• [Instructions for the task]: Print all of the data exactly as written.

* Begin Available data *

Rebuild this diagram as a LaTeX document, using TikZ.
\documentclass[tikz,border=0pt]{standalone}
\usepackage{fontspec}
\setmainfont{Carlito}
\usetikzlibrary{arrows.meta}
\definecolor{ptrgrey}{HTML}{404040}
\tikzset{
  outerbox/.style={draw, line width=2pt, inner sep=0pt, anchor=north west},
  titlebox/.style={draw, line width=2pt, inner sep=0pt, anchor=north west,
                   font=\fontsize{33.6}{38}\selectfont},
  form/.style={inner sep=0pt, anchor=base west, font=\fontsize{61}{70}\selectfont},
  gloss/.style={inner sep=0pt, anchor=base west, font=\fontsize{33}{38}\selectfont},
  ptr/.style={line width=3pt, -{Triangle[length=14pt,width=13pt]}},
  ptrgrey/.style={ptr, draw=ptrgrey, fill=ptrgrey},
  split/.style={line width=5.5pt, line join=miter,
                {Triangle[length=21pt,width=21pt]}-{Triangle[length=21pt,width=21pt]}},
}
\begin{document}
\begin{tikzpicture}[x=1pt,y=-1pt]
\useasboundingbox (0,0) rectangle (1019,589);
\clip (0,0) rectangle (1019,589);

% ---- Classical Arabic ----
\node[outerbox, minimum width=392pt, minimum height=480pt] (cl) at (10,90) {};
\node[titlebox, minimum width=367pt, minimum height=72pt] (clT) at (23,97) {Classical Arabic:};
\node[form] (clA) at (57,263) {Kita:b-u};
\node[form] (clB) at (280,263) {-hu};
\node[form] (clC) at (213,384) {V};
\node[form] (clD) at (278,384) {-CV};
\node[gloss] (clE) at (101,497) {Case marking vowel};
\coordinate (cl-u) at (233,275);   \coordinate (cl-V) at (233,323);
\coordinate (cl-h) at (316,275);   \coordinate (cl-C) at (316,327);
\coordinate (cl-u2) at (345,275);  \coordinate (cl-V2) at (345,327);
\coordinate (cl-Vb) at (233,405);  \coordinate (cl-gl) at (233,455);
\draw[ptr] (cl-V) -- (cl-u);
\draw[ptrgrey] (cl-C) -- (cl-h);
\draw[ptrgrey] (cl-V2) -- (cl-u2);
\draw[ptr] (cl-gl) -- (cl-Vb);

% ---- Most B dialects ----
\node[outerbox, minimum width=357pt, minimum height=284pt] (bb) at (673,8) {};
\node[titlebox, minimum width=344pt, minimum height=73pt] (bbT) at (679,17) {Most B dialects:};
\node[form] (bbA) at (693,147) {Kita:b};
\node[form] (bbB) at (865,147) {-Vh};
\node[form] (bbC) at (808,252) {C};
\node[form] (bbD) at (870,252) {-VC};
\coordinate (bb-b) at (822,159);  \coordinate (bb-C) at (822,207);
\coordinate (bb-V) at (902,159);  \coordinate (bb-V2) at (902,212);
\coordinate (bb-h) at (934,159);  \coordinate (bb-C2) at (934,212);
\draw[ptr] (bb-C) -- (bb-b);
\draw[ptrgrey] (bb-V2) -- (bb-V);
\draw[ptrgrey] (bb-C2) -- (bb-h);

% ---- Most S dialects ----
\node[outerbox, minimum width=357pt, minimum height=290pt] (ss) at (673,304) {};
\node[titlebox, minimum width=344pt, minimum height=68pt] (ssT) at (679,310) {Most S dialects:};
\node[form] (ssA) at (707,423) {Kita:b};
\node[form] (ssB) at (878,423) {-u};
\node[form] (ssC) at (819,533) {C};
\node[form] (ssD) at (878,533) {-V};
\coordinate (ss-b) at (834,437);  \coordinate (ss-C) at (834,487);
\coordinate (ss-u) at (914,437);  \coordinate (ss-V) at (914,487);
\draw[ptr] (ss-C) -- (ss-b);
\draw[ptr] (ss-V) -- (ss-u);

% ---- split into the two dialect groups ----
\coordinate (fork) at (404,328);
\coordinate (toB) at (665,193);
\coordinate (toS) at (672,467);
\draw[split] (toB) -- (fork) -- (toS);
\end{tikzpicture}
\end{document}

* End Available data *

• [Solved exercise]:
Rebuild this diagram as a LaTeX document, using TikZ.
\documentclass[tikz,border=0pt]{standalone}
\usepackage{fontspec}
\setmainfont{Carlito}
\usetikzlibrary{arrows.meta}
\definecolor{ptrgrey}{HTML}{404040}
\tikzset{
  outerbox/.style={draw, line width=2pt, inner sep=0pt, anchor=north west},
  titlebox/.style={draw, line width=2pt, inner sep=0pt, anchor=north west,
                   font=\fontsize{33.6}{38}\selectfont},
  form/.style={inner sep=0pt, anchor=base west, font=\fontsize{61}{70}\selectfont},
  gloss/.style={inner sep=0pt, anchor=base west, font=\fontsize{33}{38}\selectfont},
  ptr/.style={line width=3pt, -{Triangle[length=14pt,width=13pt]}},
  ptrgrey/.style={ptr, draw=ptrgrey, fill=ptrgrey},
  split/.style={line width=5.5pt, line join=miter,
                {Triangle[length=21pt,width=21pt]}-{Triangle[length=21pt,width=21pt]}},
}
\begin{document}
\begin{tikzpicture}[x=1pt,y=-1pt]
\useasboundingbox (0,0) rectangle (1019,589);
\clip (0,0) rectangle (1019,589);

% ---- Classical Arabic ----
\node[outerbox, minimum width=392pt, minimum height=480pt] (cl) at (10,90) {};
\node[titlebox, minimum width=367pt, minimum height=72pt] (clT) at (23,97) {Classical Arabic:};
\node[form] (clA) at (57,263) {Kita:b-u};
\node[form] (clB) at (280,263) {-hu};
\node[form] (clC) at (213,384) {V};
\node[form] (clD) at (278,384) {-CV};
\node[gloss] (clE) at (101,497) {Case marking vowel};
\coordinate (cl-u) at (233,275);   \coordinate (cl-V) at (233,323);
\coordinate (cl-h) at (316,275);   \coordinate (cl-C) at (316,327);
\coordinate (cl-u2) at (345,275);  \coordinate (cl-V2) at (345,327);
\coordinate (cl-Vb) at (233,405);  \coordinate (cl-gl) at (233,455);
\draw[ptr] (cl-V) -- (cl-u);
\draw[ptrgrey] (cl-C) -- (cl-h);
\draw[ptrgrey] (cl-V2) -- (cl-u2);
\draw[ptr] (cl-gl) -- (cl-Vb);

% ---- Most B dialects ----
\node[outerbox, minimum width=357pt, minimum height=284pt] (bb) at (673,8) {};
\node[titlebox, minimum width=344pt, minimum height=73pt] (bbT) at (679,17) {Most B dialects:};
\node[form] (bbA) at (693,147) {Kita:b};
\node[form] (bbB) at (865,147) {-Vh};
\node[form] (bbC) at (808,252) {C};
\node[form] (bbD) at (870,252) {-VC};
\coordinate (bb-b) at (822,159);  \coordinate (bb-C) at (822,207);
\coordinate (bb-V) at (902,159);  \coordinate (bb-V2) at (902,212);
\coordinate (bb-h) at (934,159);  \coordinate (bb-C2) at (934,212);
\draw[ptr] (bb-C) -- (bb-b);
\draw[ptrgrey] (bb-V2) -- (bb-V);
\draw[ptrgrey] (bb-C2) -- (bb-h);

% ---- Most S dialects ----
\node[outerbox, minimum width=357pt, minimum height=290pt] (ss) at (673,304) {};
\node[titlebox, minimum width=344pt, minimum height=68pt] (ssT) at (679,310) {Most S dialects:};
\node[form] (ssA) at (707,423) {Kita:b};
\node[form] (ssB) at (878,423) {-u};
\node[form] (ssC) at (819,533) {C};
\node[form] (ssD) at (878,533) {-V};
\coordinate (ss-b) at (834,437);  \coordinate (ss-C) at (834,487);
\coordinate (ss-u) at (914,437);  \coordinate (ss-V) at (914,487);
\draw[ptr] (ss-C) -- (ss-b);
\draw[ptr] (ss-V) -- (ss-u);

% ---- split into the two dialect groups ----
\coordinate (fork) at (404,328);
\coordinate (toB) at (665,193);
\coordinate (toS) at (672,467);
\draw[split] (toB) -- (fork) -- (toS);
\end{tikzpicture}
\end{document}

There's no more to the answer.